More than 3,500 US institutions of United States of America offer aspirants an amazing range of options.
The country’s USP
The United States of America is a land of opportunities. One of the advantages of the US higher educational system is the amazing range of options offered by over 3,500 colleges and universities.
These vary with programmes that differ in various ways, the choices of academic and research programmes, types of institutions, size, cost, diversity in student bodies, selectivity, campus ambience to location. US universities boast world-class faculty, quality programmes, latest technology and equipment and cutting-edge research. Moreover, the choice of courses is flexible.
According to the US Educational Foundation in India (USEFI), "US institutions are known for their generous award of financial assistance to international students." Also, institutions provide support systems to these youngsters as each campus hosts an International Students' Office and a Foreign Student Adviser.
International students can gain from internships, Optional Practical Training or Curricular Practical Training. Studying in the US also presents a chance to appreciate diverse cultures and social experiences that around 5,00,000 international students bring to campus.
Indians are the biggest contingent of foreign students in the US. But lately, due to different causes, there has been a 4.9 per cent slump — from 80,466 in 2004-05 to 76,503 in 2005-06 — in their ranks.
Hot for what?
Engineering, MBA and Computer Sciences are still the hot favourites among Indian students. There is, however, considerable growing interest in Biological Sciences, Health, Art, Economics, media and entertainment studies, Law and Aviation. Top institutes in terms of highest enrolment of Indian students:.
University of Southern California. Purdue University. SUNY Buffalo. Illinois Institute of Technology. University of Texas at Arlington These lead the list of institutions with about 900 to 1500 Indian students.
For those wishing to take up higher education in the United States, here's some information on how to get the ball rolling…
Session commences: entry dates vary from one institution to another and from one department to another. Standard admission is made for the fall session, which usually starts in August/September.
Optional entry can be in January/February (Spring). Occasionally, you may find programmes for which candidates are admitted in the winter quarter (November/December) and in summer (May/June).
When to apply: for the Fall 2008 session, apply anytime from November to March 2008.
How to apply: send your application along with required additional documents such as academic credentials, writing samples, recommendation letters, professional resume and interest essay to the selected institutions.
Prospective undergraduate (UG) students should apply to 10-15 institutions and Masters aspirants from eight to 10 and doctoral candidates from six to eight. Deadline: for the Fall semester, application deadlines are usually from November of the preceding year to February 1 of the year admission is sought.

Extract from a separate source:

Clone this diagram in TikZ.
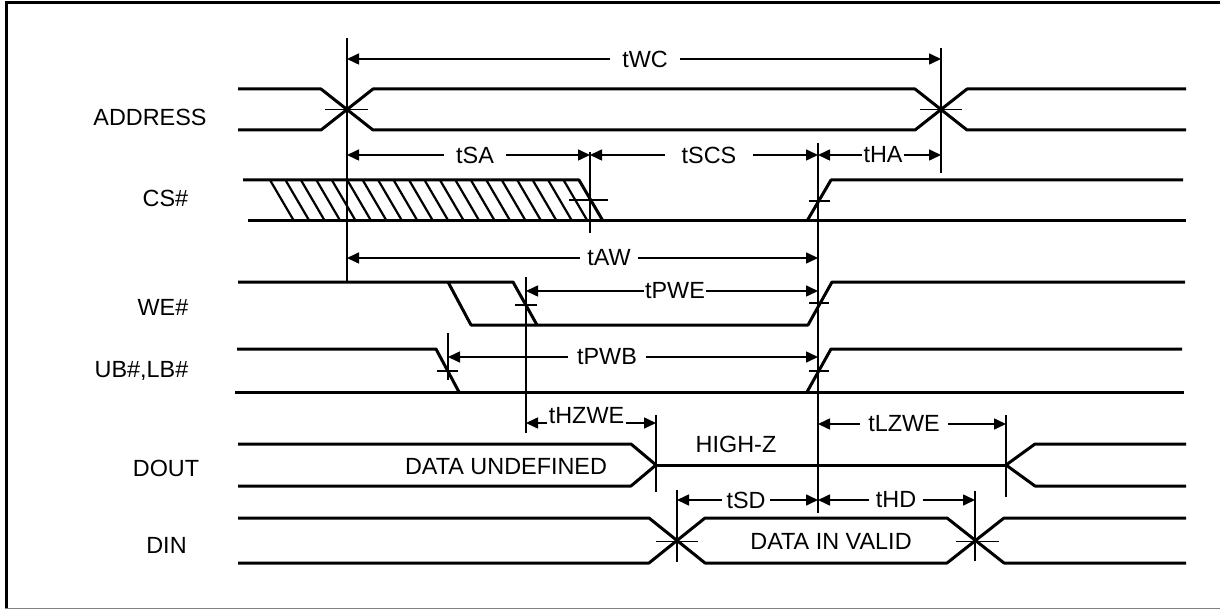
\documentclass[tikz,border=0pt]{standalone}
\usepackage{fontspec}
\setmainfont{Liberation Sans}
\usetikzlibrary{arrows.meta}
\tikzset{
  wave/.style={line width=1.5pt, line join=round},
  thinline/.style={line width=0.8pt},
  hatchline/.style={line width=1.1pt},
  dim/.style={thinline, -{Triangle[length=6pt,width=5.5pt]}},
  lbl/.style={font=\fontsize{11.7pt}{14pt}\selectfont, inner sep=0pt},
  dlbl/.style={lbl, inner xsep=#1},
  sig/.style={lbl, anchor=base},
}
\begin{document}
\begin{tikzpicture}[x=0.5pt,y=-0.5pt]
\useasboundingbox (0,0) rectangle (1220,609);
% frame
\draw[line width=1.5pt] (6.5,609) -- (6.5,2.5) -- (1220,2.5);
\draw[gray, line width=0.5pt] (5,608.3) -- (1220,608.3);

% signal names
\node[sig] (nADDR) at (150,126) {ADDRESS};
\node[sig] (nCS)   at (165.4,207) {CS\#};
\node[sig] (nWE)   at (163,315) {WE\#};
\node[sig] (nUB)   at (141.5,377) {UB\#,LB\#};
\node[sig] (nDOUT) at (166,476) {DOUT};
\node[sig] (nDIN)  at (166.5,553) {DIN};

% ADDRESS
\draw[wave] (238,89) -- (321,89) -- (373,130) -- (915,130) -- (967,89) -- (1186,89);
\draw[wave] (238,130) -- (321,130) -- (373,89) -- (915,89) -- (967,130) -- (1186,130);
\draw[thinline] (325,109.5) -- (368,109.5);
\draw[thinline] (920,109.5) -- (962,109.5);

% CS#
\draw[wave] (243,180) -- (579,180) -- (603,221);
\draw[wave] (248,221) -- (1186,221);
\draw[wave] (807,221) -- (831,180) -- (1183,180);
\foreach \k in {0,...,19}
  \draw[hatchline] ({270+15.45*\k},180) -- ({294+15.45*\k},221);
\draw[thinline] (569,200) -- (608,200);
\draw[thinline] (809,201) -- (830,201);

% WE#
\draw[wave] (238,282) -- (513,282) -- (537,325);
\draw[wave] (448,282) -- (471,325) -- (808,325) -- (832,282) -- (1185,282);
\draw[thinline] (515,305) -- (537,305);
\draw[thinline] (809,303) -- (829,303);

% UB#,LB#
\draw[wave] (237,349) -- (436,349) -- (459,392);
\draw[wave] (235,392) -- (1184,392);
\draw[wave] (807,392) -- (831,349) -- (1182,349);
\draw[thinline] (437,371) -- (458,371);
\draw[thinline] (809,371) -- (829,371);

% DOUT
\draw[wave] (238,444) -- (631,444) -- (656,465) -- (631,486) -- (238,486);
\draw[wave] (656,465) -- (1006,465);
\draw[wave] (1186,444) -- (1035,444) -- (1006,465) -- (1035,486) -- (1186,486);
\node[sig] (undef) at (506,474) {DATA UNDEFINED};
\node[sig] (highz) at (736,452) {HIGH-Z};

% DIN
\draw[wave] (238,518) -- (649,518) -- (705,563) -- (947,563) -- (1004,518) -- (1186,518);
\draw[wave] (238,563) -- (649,563) -- (705,518) -- (947,518) -- (1004,563) -- (1186,563);
\draw[thinline] (656,541.5) -- (698,541.5);
\draw[thinline] (956,541.5) -- (999,541.5);
\node[sig] (valid) at (831,549) {DATA IN VALID};

% reference verticals
\coordinate (vA) at (347,38);   \coordinate (vAb) at (347,282);
\coordinate (vB) at (941,48);   \coordinate (vBb) at (941,173);
\coordinate (vC) at (590,152);  \coordinate (vCb) at (590,233);
\coordinate (vD) at (818,143);  \coordinate (vDb) at (818,513);
\coordinate (vE) at (526,277);  \coordinate (vEb) at (526,433);
\coordinate (vF) at (448,333);  \coordinate (vFb) at (448,380);
\coordinate (vG) at (656,415);  \coordinate (vGb) at (656,492);
\coordinate (vH) at (1006,415); \coordinate (vHb) at (1006,497);
\coordinate (vI) at (677,490);  \coordinate (vIb) at (677,562);
\coordinate (vJ) at (975,491);  \coordinate (vJb) at (975,561);
\foreach \v in {A,B,C,D,E,F,G,H,I,J}
  \draw[thinline] (v\v) -- (v\v b);

% timing dimensions
\node[dlbl=5.75pt] (tWC) at (645,59) {tWC};
\draw[dim] (tWC.west) -- (tWC.west -| vA);
\draw[dim] (tWC.east) -- (tWC.east -| vB);

\node[dlbl=6pt] (tSA) at (475,155) {tSA};
\draw[dim] (tSA.west) -- (tSA.west -| vA);
\draw[dim] (tSA.east) -- (tSA.east -| vC);

\node[dlbl=8pt] (tSCS) at (709,155) {tSCS};
\draw[dim] (tSCS.west) -- (tSCS.west -| vC);
\draw[dim] (tSCS.east) -- (tSCS.east -| vD);

\node[dlbl=0.5pt] (tHA) at (883,155) {tHA};
\draw[dim] (tHA.west) -- (tHA.west -| vD);
\draw[dim] (tHA.east) -- (tHA.east -| vB);

\node[dlbl=3.5pt] (tAW) at (609,258) {tAW};
\draw[dim] (tAW.west) -- (tAW.west -| vA);
\draw[dim] (tAW.east) -- (tAW.east -| vD);

\node[dlbl=0.5pt] (tPWE) at (675,291) {tPWE};
\draw[dim] (tPWE.west) -- (tPWE.west -| vE);
\draw[dim] (tPWE.east) -- (tPWE.east -| vD);

\node[dlbl=4.5pt] (tPWB) at (607,357) {tPWB};
\draw[dim] (tPWB.west) -- (tPWB.west -| vF);
\draw[dim] (tPWB.east) -- (tPWB.east -| vD);

\node[dlbl=0.5pt, anchor=base] (tHZWE) at (586.5,423) {tHZWE};
\draw[dim] (tHZWE.base west) -- (tHZWE.base west -| vE);
\draw[dim] (tHZWE.base east) -- (tHZWE.base east -| vG);

\node[dlbl=4pt] (tLZWE) at (904,424) {tLZWE};
\draw[dim] (tLZWE.west) -- (tLZWE.west -| vD);
\draw[dim] (tLZWE.east) -- (tLZWE.east -| vH);

\node[dlbl=2pt] (tSD) at (746,500) {tSD};
\draw[dim] (tSD.west) -- (tSD.west -| vI);
\draw[dim] (tSD.east) -- (tSD.east -| vD);

\node[dlbl=3pt] (tHD) at (896,500) {tHD};
\draw[dim] (tHD.west) -- (tHD.west -| vD);
\draw[dim] (tHD.east) -- (tHD.east -| vJ);
\end{tikzpicture}
\end{document}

For Spring admissions, application deadlines range from July to October of the previous calendar year.
Application processing time: institutions send admission decisions from April 1 to June/ July.
Application docket: US universities usually provide a checklist of all the documents that are required with applications. Include a cover note detailing what all is enclosed and in what order. If a specific, necessary document is not attached, explain in the note why it is not there and by what date it will be dispatched.
Overall, the Statement of Purpose (SOP) or the college essay should tell the admission committee about yourself and what sets you apart from the rest.
Spell out your academic or career goals clearly. Give an objective assessment of your expectations and the institute's strengths, and say if the two complement each other and so on.
Standardised test scores: there are no qualifying tests in the strict sense but general requirements include a Test of English as a Foreign Language (www.toefl.org) score to demonstrate adequate proficiency in English.
For UG aspirants, SAT I ( Scholastic Aptitude Test; www.sat.org) is more or less mandatory whereas SAT II (subject tests) are required by selective schools and programmes and are also useful while applying for financial aid. For graduate aspirants in non-professional fields, Graduate Record Examinationsand A-GRE (Subject Tests; www.gre.org), and Graduate Management Admission Test (www.gmat.org) for admission to business schools.
For the Fall entry, take the tests anytime from May to October a year before.
Tuition fee: the average tuition fee is US$12,000 a year.
Cost of living: the estimated, average cost of living is US$8,000. The cost (tuition charges plus living expenses) varies from US$20,000 to US$50,000 and depends on the type and the location of a college.
Scholarships: colleges and universities offer fellowships, scholarships and tuition fee waivers. USEFI too, grants fellowships. Besides, assistantships and internships are available.
Accommodation: some colleges are residential especially for the freshman class. In general, all US institutions offer on-campus as well as off-campus housing.
Part-time jobs: international students, with F1 visas, are allowed to work for up to 20 hours a week on campus, for the first nine months. After this period, they may do off campus jobs.
During the vacations, they can work as long as 40 hours a week.
Student visa: an F1 student visa is valid till one retains full-time student status. For the Fall 2007 intake, apply for the visa in May or August the same year.
Job opportunities: the Optional Practical Training enables foreign graduates, on completing their programmes, to work up to a year on an F1 student visa in the US. Institutions generally offer career placement services that include advising, counselling, job fairs, training for interviews and resume building.